JH Williams III is currently working on Detective Comics and has a huge amount of buzz around himself and Batwoman. Williams makes beautiful superheroines and painfully normal real people. He is also a master of page composition. You will rarely see just one picture on a page from Williams, even if it is a two page splash. His panels will be strangely shaped, his characters reaching from one panel to the next. While Jim is a master of the image, JH is a master of the page. You may not see as many giant posters with Williams' art on it, but open to any two pages to Detective Comics and you'll feel the electricity.
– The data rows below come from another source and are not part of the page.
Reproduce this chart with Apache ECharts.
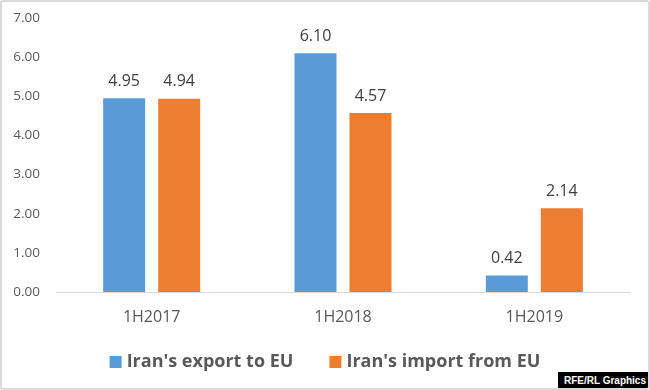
<!DOCTYPE html>
<html><head><meta charset="utf-8">
<script src="https://cdn.jsdelivr.net/npm/echarts@6/dist/echarts.min.js"></script>
<style>
html,body{margin:0;padding:0;background:#fff;}
#wrap{position:relative;width:650px;height:390px;box-sizing:border-box;border:2px solid #d9d9d9;border-radius:3px;overflow:hidden;}
#c{position:absolute;left:-2px;top:-2px;width:650px;height:390px;}
#badge{position:absolute;right:-2px;bottom:-2px;background:#000;color:#fff;font:bold 10px "Liberation Sans",Arial,sans-serif;padding:3px 4px 3px 6px;line-height:12px;}
</style></head>
<body><div id="wrap"><div id="c"></div><div id="badge">RFE/RL Graphics</div></div>
<script>
var categories = ['1H2017', '1H2018', '1H2019'];
var exportToEU = [4.95, 6.10, 0.42];
var importFromEU = [4.94, 4.57, 2.14];
var seriesNames = ["Iran's export to EU", "Iran's import from EU"];
var yTicks = {min: 0, max: 7, interval: 1};

var chart = echarts.init(document.getElementById('c'));
var font = '"Open Sans", sans-serif';
var lbl = {show: true, position: 'top', distance: 9, color: '#404040', fontSize: 16, fontFamily: font,
  formatter: function(p){return p.value.toFixed(2);}};
chart.setOption({
  animation: false,
  grid: {left: 56, right: 20, top: 18, bottom: 98},
  legend: {bottom: 14, left: 'center', itemWidth: 12, itemHeight: 12, itemGap: 36, icon: 'rect',
    textStyle: {color: '#595959', fontSize: 18, fontWeight: 'bold', fontFamily: font},
    data: seriesNames},
  xAxis: {type: 'category', data: categories,
    axisLine: {lineStyle: {color: '#d9d9d9', width: 1}}, axisTick: {show: false},
    axisLabel: {color: '#595959', fontSize: 16, fontFamily: font, margin: 17}},
  yAxis: {type: 'value', min: yTicks.min, max: yTicks.max, interval: yTicks.interval,
    splitLine: {show: false}, axisLine: {show: false}, axisTick: {show: false},
    axisLabel: {color: '#595959', fontSize: 13.5, fontFamily: font, margin: 16,
      formatter: function(v){return v.toFixed(2);}}},
  series: [
    {name: seriesNames[0], type: 'bar', data: exportToEU, barWidth: 42, barGap: '31%',
      itemStyle: {color: '#5B9BD5'}, label: lbl},
    {name: seriesNames[1], type: 'bar', data: importFromEU, barWidth: 42,
      itemStyle: {color: '#ED7D31'}, label: lbl}
  ]
});
</script></body></html>
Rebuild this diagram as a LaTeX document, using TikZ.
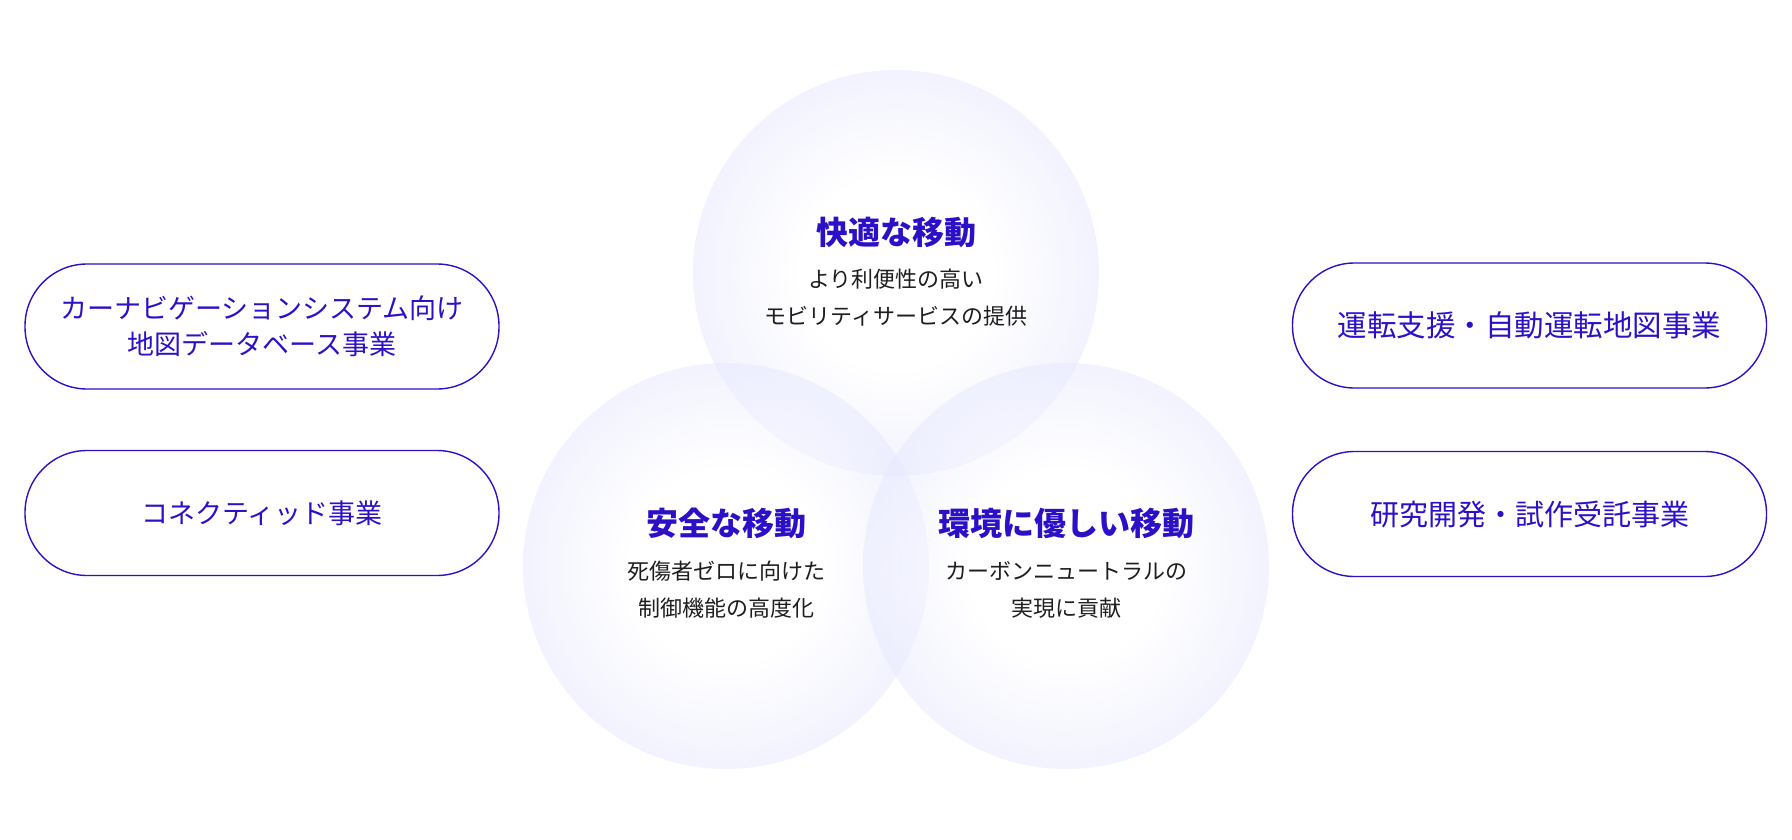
\documentclass[tikz,border=0pt]{standalone}
\usepackage{fontspec}
\usetikzlibrary{positioning}
\newfontfamily\jpfont{Noto Sans CJK JP}
\definecolor{mobblue}{RGB}{43, 16, 200}
\definecolor{mobtext}{RGB}{30, 30, 30}
\pgfdeclareradialshading{softglow}{\pgfpoint{0bp}{0bp}}{rgb(0bp)=(1,1,1); rgb(12bp)=(1,1,1); rgb(35bp)=(0.83,0.845,0.99); rgb(50bp)=(0.83,0.845,0.99)}

\begin{document}
\begin{tikzpicture}[x=1pt, y=-1pt,
    glow/.style={circle, inner sep=0pt, minimum size=406pt, shading=softglow, fill opacity=0.55},
    pill/.style={draw=mobblue, line width=1.4pt, rounded corners=62pt, minimum width=474pt, minimum height=125pt, text=mobblue, align=center},
    title/.style={text=mobblue, font=\jpfont\bfseries\fontsize{32}{38}\selectfont},
    sub/.style={text=mobtext, align=center, font=\jpfont\fontsize{22}{37}\selectfont}]
    \useasboundingbox (0,0) rectangle (1792,840);
    % three circles
    \node (comfort) at (896,273) [glow] {};
    \node (safe) at (726,566) [glow] {};
    \node (eco) at (1066,566) [glow] {};
    \node (comforttitle) at (896,232) [title] {快適な移動};
    \node (comfortsub) at (896,298) [sub] {より利便性の高い\\モビリティサービスの提供};
    \node (safetitle) at (726,523) [title] {安全な移動};
    \node (safesub) at (726,590) [sub] {死傷者ゼロに向けた\\制御機能の高度化};
    \node (ecotitle) at (1066,523) [title] {環境に優しい移動};
    \node (ecosub) at (1066,590) [sub] {カーボンニュートラルの\\実現に貢献};
    % business pills
    \node (navi) at (262,326.5) [pill, font=\jpfont\fontsize{27}{36}\selectfont] {カーナビゲーションシステム向け\\地図データベース事業};
    \node (connected) at (262,513) [pill, font=\jpfont\fontsize{27}{36}\selectfont] {コネクティッド事業};
    \node (adas) at (1529.5,325.5) [pill, font=\jpfont\fontsize{29.5}{36}\selectfont] {運転支援・自動運転地図事業};
    \node (rnd) at (1529.5,514) [pill, font=\jpfont\fontsize{29}{36}\selectfont] {研究開発・試作受託事業};
\end{tikzpicture}
\end{document}
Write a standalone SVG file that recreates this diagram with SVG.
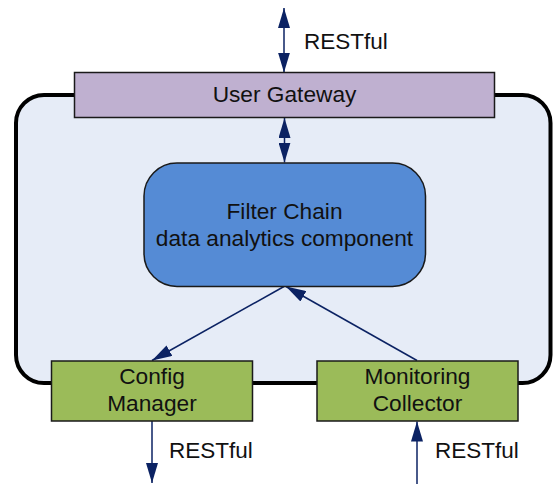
<svg xmlns="http://www.w3.org/2000/svg" width="556" height="484" viewBox="0 0 556 484">
<style>
  .t { font-family: "Liberation Sans", Arial, sans-serif; font-size: 22.7px; fill: #111; text-anchor: middle; }
  .lbl { font-family: "Liberation Sans", Arial, sans-serif; font-size: 22.5px; fill: #111; }
  .box { stroke: #1a1a1a; stroke-width: 1.5; }
  .conn { stroke: #0b2263; stroke-width: 1.5; fill: none; }
</style>
<defs>
  <marker id="ah" viewBox="0 0 20 12" refX="20" refY="6" markerWidth="20" markerHeight="12" markerUnits="userSpaceOnUse" orient="auto-start-reverse">
    <path d="M0,0 L20,6 L0,12 z" fill="#0b2263"/>
  </marker>
</defs>
<g id="outer">
  <rect x="16" y="95" width="534.5" height="288" rx="28" ry="28" fill="#e6ecf7" stroke="#000" stroke-width="4"/>
</g>
<g id="connectors">
  <line class="conn" x1="284" y1="8" x2="284" y2="72.5" marker-start="url(#ah)" marker-end="url(#ah)"/>
  <line class="conn" x1="284.5" y1="118" x2="284.5" y2="162.5" marker-start="url(#ah)" marker-end="url(#ah)"/>
  <line class="conn" x1="284" y1="286.5" x2="152" y2="360.5" marker-end="url(#ah)"/>
  <line class="conn" x1="417" y1="360.5" x2="286" y2="286.5" marker-end="url(#ah)"/>
  <line class="conn" x1="152" y1="421" x2="152" y2="483" marker-end="url(#ah)"/>
  <line class="conn" x1="417" y1="484" x2="417" y2="421.5" marker-end="url(#ah)"/>
</g>
<g id="user-gateway">
  <rect class="box" x="74.5" y="72.5" width="420" height="45" fill="#bfb0d0"/>
  <text class="t" x="284.5" y="102">User Gateway</text>
</g>
<g id="filter-chain">
  <rect class="box" x="144" y="163" width="281.5" height="123.5" rx="33" ry="33" fill="#558bd5"/>
  <text class="t" x="284.5" y="219">Filter Chain</text>
  <text class="t" x="284.5" y="245.5">data analytics component</text>
</g>
<g id="config-manager">
  <rect class="box" x="51.5" y="361" width="201" height="60" fill="#9bbb59"/>
  <text class="t" x="152" y="384">Config</text>
  <text class="t" x="152" y="410.5">Manager</text>
</g>
<g id="monitoring-collector">
  <rect class="box" x="317" y="361" width="201" height="60" fill="#9bbb59"/>
  <text class="t" x="417.5" y="384">Monitoring</text>
  <text class="t" x="417.5" y="410.5">Collector</text>
</g>
<g id="labels">
  <text class="lbl" x="304" y="49">RESTful</text>
  <text class="lbl" x="169" y="457.5">RESTful</text>
  <text class="lbl" x="435" y="457.5">RESTful</text>
</g>
</svg>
If all else fails, ask your artist what they want to do. If they read your scripts (assuming they like them) there are bound to be a few things they'll be excited about drawing. Figure out what they need and give it to them. Check out Jeph Loeb's stuff. He has a larger hater base than almost any writer I've seen, but he's still in business because he gets the best artists and lets them do what they do. It is a team sport after all folks.

Tuesday, August 4, 2009

On the Verge

Alright, finished "Vol 1" of New West, needs to be loved a little bit by the hands that edit, but there is time for that. That, after all, is the book without an artist. Alicia is worried it will offend people...I am too. I sorta hope it will, but not in the punch in the mouth kinda way, more like a solid shove. I've done my best to tell the story from the point of view of a man who knows that he is right in a world full of sides that know they are right. I feel love for it, but I wonder will it ever see light of day.

I haven't written in my Dreamers' Blogs in two weeks. That is unfortunate as they are important to me, but at the moment I feel no drive to do that. My mission now, I feel, needs to be to get the books ready for convention. I want to work up a good package for both books. Right now, I need to figure out where I'm going. I'm feeling a little listless and I need to reel myself in and concentrate on my pieces and stop being befuddled by the big picture.